____ DATASET EXCERPT

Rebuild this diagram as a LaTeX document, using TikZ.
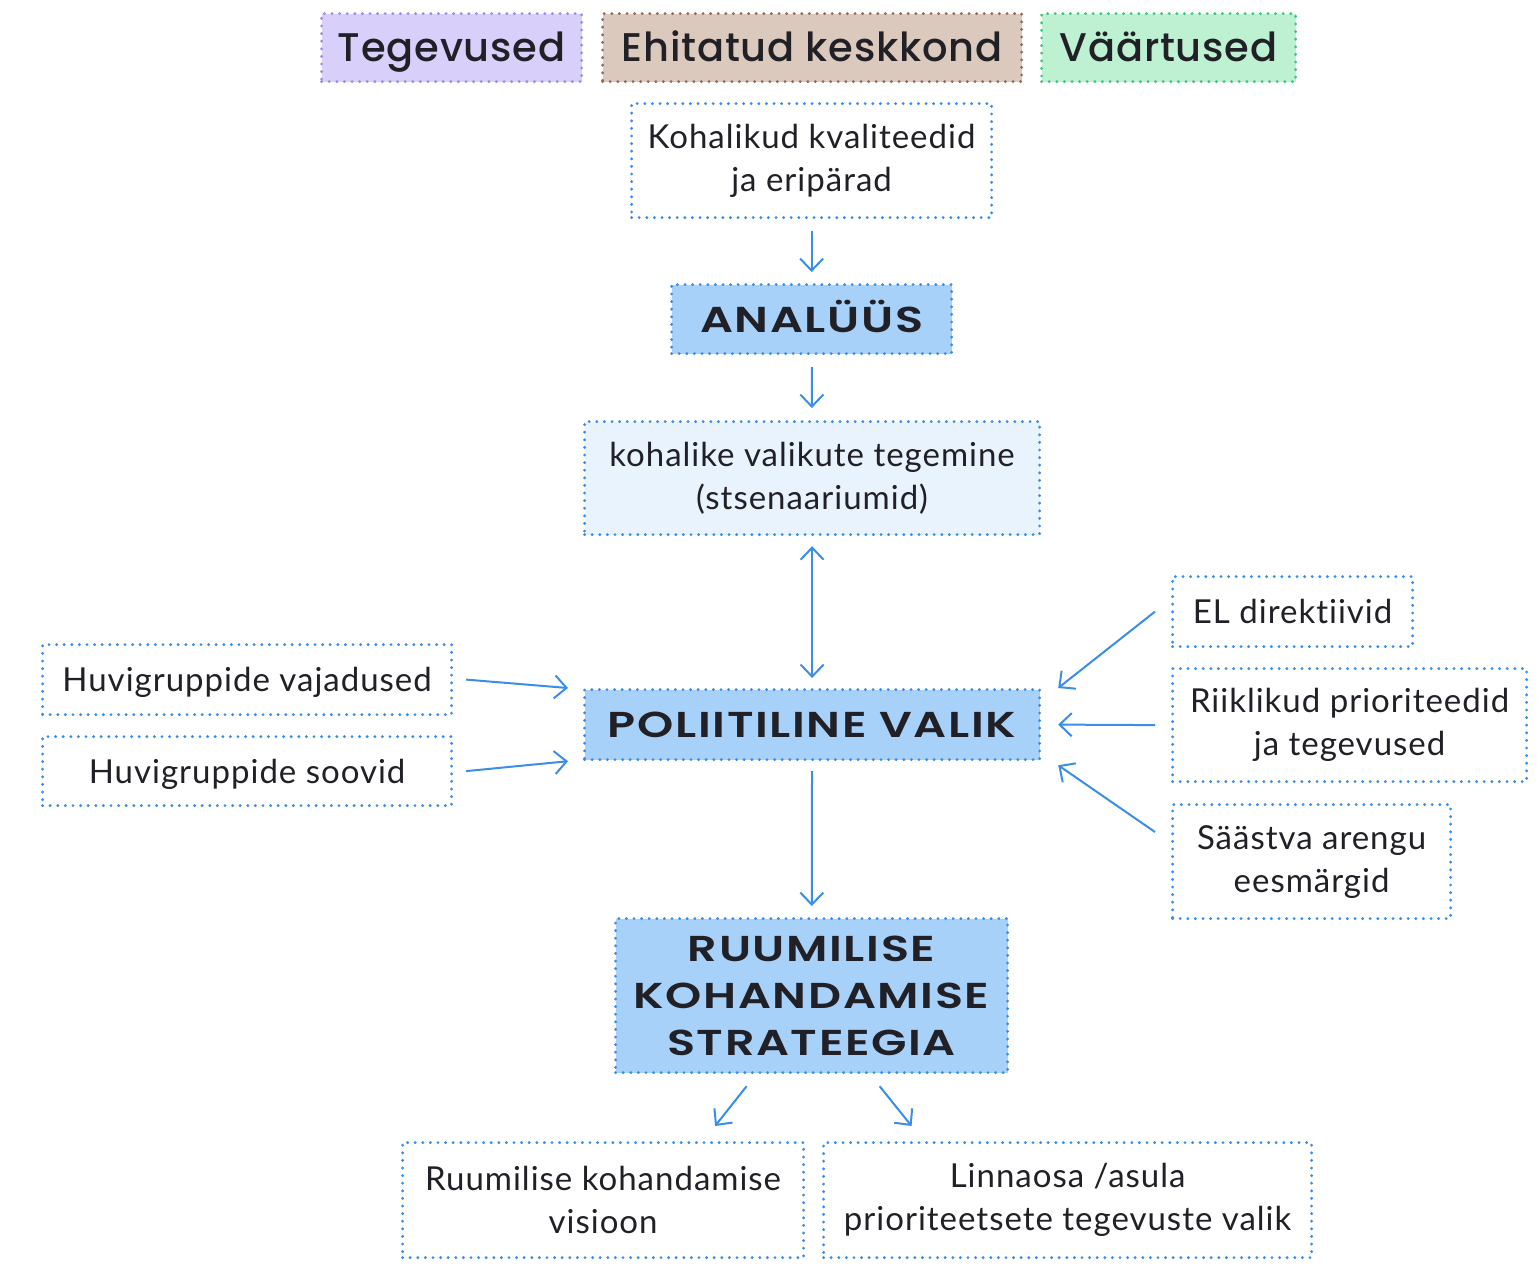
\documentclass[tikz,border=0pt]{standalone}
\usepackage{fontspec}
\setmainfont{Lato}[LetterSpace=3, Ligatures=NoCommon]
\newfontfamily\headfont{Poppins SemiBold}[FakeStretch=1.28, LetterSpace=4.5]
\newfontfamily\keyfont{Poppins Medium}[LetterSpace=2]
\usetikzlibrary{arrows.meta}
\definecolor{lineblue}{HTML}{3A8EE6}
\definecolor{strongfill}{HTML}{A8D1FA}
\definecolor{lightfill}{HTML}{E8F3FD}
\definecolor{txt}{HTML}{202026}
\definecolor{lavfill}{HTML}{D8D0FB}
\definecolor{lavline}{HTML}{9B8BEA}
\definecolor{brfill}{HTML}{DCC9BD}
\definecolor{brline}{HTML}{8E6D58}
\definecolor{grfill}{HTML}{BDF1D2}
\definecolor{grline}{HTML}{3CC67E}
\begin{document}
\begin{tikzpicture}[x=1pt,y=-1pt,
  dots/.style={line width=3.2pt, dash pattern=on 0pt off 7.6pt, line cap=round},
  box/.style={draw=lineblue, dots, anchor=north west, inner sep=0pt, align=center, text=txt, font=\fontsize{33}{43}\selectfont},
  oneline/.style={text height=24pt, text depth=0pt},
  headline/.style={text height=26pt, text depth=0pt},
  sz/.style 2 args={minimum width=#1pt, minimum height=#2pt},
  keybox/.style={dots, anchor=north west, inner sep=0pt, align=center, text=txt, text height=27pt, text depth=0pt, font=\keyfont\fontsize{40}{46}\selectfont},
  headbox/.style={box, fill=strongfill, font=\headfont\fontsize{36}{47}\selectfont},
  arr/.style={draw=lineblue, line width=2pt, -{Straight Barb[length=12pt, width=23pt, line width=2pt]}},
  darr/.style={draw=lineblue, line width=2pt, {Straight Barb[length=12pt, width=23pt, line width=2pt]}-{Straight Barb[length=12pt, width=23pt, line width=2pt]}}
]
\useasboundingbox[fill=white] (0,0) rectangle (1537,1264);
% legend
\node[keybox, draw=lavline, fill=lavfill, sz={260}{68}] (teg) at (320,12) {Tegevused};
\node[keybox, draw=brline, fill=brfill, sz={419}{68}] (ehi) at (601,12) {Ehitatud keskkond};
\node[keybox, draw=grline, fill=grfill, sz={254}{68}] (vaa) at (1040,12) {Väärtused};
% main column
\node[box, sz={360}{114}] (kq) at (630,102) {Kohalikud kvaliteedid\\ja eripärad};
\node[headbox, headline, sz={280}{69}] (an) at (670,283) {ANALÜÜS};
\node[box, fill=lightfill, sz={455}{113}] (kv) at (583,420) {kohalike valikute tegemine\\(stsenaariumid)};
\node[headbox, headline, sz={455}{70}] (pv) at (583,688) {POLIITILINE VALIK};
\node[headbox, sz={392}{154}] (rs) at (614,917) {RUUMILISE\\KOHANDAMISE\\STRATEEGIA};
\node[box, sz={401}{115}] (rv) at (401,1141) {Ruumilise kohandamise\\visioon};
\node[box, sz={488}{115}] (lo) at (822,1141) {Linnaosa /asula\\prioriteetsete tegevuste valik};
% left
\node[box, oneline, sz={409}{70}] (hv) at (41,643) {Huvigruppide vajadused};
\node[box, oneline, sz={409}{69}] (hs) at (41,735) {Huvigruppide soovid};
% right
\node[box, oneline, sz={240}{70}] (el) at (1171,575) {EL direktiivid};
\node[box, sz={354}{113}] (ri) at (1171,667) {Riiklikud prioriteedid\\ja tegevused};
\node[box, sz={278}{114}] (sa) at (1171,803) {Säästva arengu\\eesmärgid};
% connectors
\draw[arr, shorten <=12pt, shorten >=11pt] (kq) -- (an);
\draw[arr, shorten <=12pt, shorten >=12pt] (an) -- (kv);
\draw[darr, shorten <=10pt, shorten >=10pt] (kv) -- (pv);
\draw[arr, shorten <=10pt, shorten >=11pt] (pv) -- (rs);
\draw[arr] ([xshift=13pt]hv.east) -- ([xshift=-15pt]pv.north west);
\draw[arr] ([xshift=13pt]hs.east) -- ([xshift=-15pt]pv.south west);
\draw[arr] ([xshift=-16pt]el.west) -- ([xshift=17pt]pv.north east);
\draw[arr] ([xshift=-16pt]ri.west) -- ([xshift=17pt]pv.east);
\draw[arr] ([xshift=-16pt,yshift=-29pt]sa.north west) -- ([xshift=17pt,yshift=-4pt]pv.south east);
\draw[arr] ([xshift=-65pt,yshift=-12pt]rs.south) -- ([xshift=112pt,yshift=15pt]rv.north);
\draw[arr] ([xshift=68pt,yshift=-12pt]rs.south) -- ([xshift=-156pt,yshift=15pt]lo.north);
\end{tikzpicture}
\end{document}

________

Skip every picture and transcribe the data above exactly.

ANSWER>
Rebuild this diagram as a LaTeX document, using TikZ.
\documentclass[tikz,border=0pt]{standalone}
\usepackage{fontspec}
\setmainfont{Lato}[LetterSpace=3, Ligatures=NoCommon]
\newfontfamily\headfont{Poppins SemiBold}[FakeStretch=1.28, LetterSpace=4.5]
\newfontfamily\keyfont{Poppins Medium}[LetterSpace=2]
\usetikzlibrary{arrows.meta}
\definecolor{lineblue}{HTML}{3A8EE6}
\definecolor{strongfill}{HTML}{A8D1FA}
\definecolor{lightfill}{HTML}{E8F3FD}
\definecolor{txt}{HTML}{202026}
\definecolor{lavfill}{HTML}{D8D0FB}
\definecolor{lavline}{HTML}{9B8BEA}
\definecolor{brfill}{HTML}{DCC9BD}
\definecolor{brline}{HTML}{8E6D58}
\definecolor{grfill}{HTML}{BDF1D2}
\definecolor{grline}{HTML}{3CC67E}
\begin{document}
\begin{tikzpicture}[x=1pt,y=-1pt,
  dots/.style={line width=3.2pt, dash pattern=on 0pt off 7.6pt, line cap=round},
  box/.style={draw=lineblue, dots, anchor=north west, inner sep=0pt, align=center, text=txt, font=\fontsize{33}{43}\selectfont},
  oneline/.style={text height=24pt, text depth=0pt},
  headline/.style={text height=26pt, text depth=0pt},
  sz/.style 2 args={minimum width=#1pt, minimum height=#2pt},
  keybox/.style={dots, anchor=north west, inner sep=0pt, align=center, text=txt, text height=27pt, text depth=0pt, font=\keyfont\fontsize{40}{46}\selectfont},
  headbox/.style={box, fill=strongfill, font=\headfont\fontsize{36}{47}\selectfont},
  arr/.style={draw=lineblue, line width=2pt, -{Straight Barb[length=12pt, width=23pt, line width=2pt]}},
  darr/.style={draw=lineblue, line width=2pt, {Straight Barb[length=12pt, width=23pt, line width=2pt]}-{Straight Barb[length=12pt, width=23pt, line width=2pt]}}
]
\useasboundingbox[fill=white] (0,0) rectangle (1537,1264);
% legend
\node[keybox, draw=lavline, fill=lavfill, sz={260}{68}] (teg) at (320,12) {Tegevused};
\node[keybox, draw=brline, fill=brfill, sz={419}{68}] (ehi) at (601,12) {Ehitatud keskkond};
\node[keybox, draw=grline, fill=grfill, sz={254}{68}] (vaa) at (1040,12) {Väärtused};
% main column
\node[box, sz={360}{114}] (kq) at (630,102) {Kohalikud kvaliteedid\\ja eripärad};
\node[headbox, headline, sz={280}{69}] (an) at (670,283) {ANALÜÜS};
\node[box, fill=lightfill, sz={455}{113}] (kv) at (583,420) {kohalike valikute tegemine\\(stsenaariumid)};
\node[headbox, headline, sz={455}{70}] (pv) at (583,688) {POLIITILINE VALIK};
\node[headbox, sz={392}{154}] (rs) at (614,917) {RUUMILISE\\KOHANDAMISE\\STRATEEGIA};
\node[box, sz={401}{115}] (rv) at (401,1141) {Ruumilise kohandamise\\visioon};
\node[box, sz={488}{115}] (lo) at (822,1141) {Linnaosa /asula\\prioriteetsete tegevuste valik};
% left
\node[box, oneline, sz={409}{70}] (hv) at (41,643) {Huvigruppide vajadused};
\node[box, oneline, sz={409}{69}] (hs) at (41,735) {Huvigruppide soovid};
% right
\node[box, oneline, sz={240}{70}] (el) at (1171,575) {EL direktiivid};
\node[box, sz={354}{113}] (ri) at (1171,667) {Riiklikud prioriteedid\\ja tegevused};
\node[box, sz={278}{114}] (sa) at (1171,803) {Säästva arengu\\eesmärgid};
% connectors
\draw[arr, shorten <=12pt, shorten >=11pt] (kq) -- (an);
\draw[arr, shorten <=12pt, shorten >=12pt] (an) -- (kv);
\draw[darr, shorten <=10pt, shorten >=10pt] (kv) -- (pv);
\draw[arr, shorten <=10pt, shorten >=11pt] (pv) -- (rs);
\draw[arr] ([xshift=13pt]hv.east) -- ([xshift=-15pt]pv.north west);
\draw[arr] ([xshift=13pt]hs.east) -- ([xshift=-15pt]pv.south west);
\draw[arr] ([xshift=-16pt]el.west) -- ([xshift=17pt]pv.north east);
\draw[arr] ([xshift=-16pt]ri.west) -- ([xshift=17pt]pv.east);
\draw[arr] ([xshift=-16pt,yshift=-29pt]sa.north west) -- ([xshift=17pt,yshift=-4pt]pv.south east);
\draw[arr] ([xshift=-65pt,yshift=-12pt]rs.south) -- ([xshift=112pt,yshift=15pt]rv.north);
\draw[arr] ([xshift=68pt,yshift=-12pt]rs.south) -- ([xshift=-156pt,yshift=15pt]lo.north);
\end{tikzpicture}
\end{document}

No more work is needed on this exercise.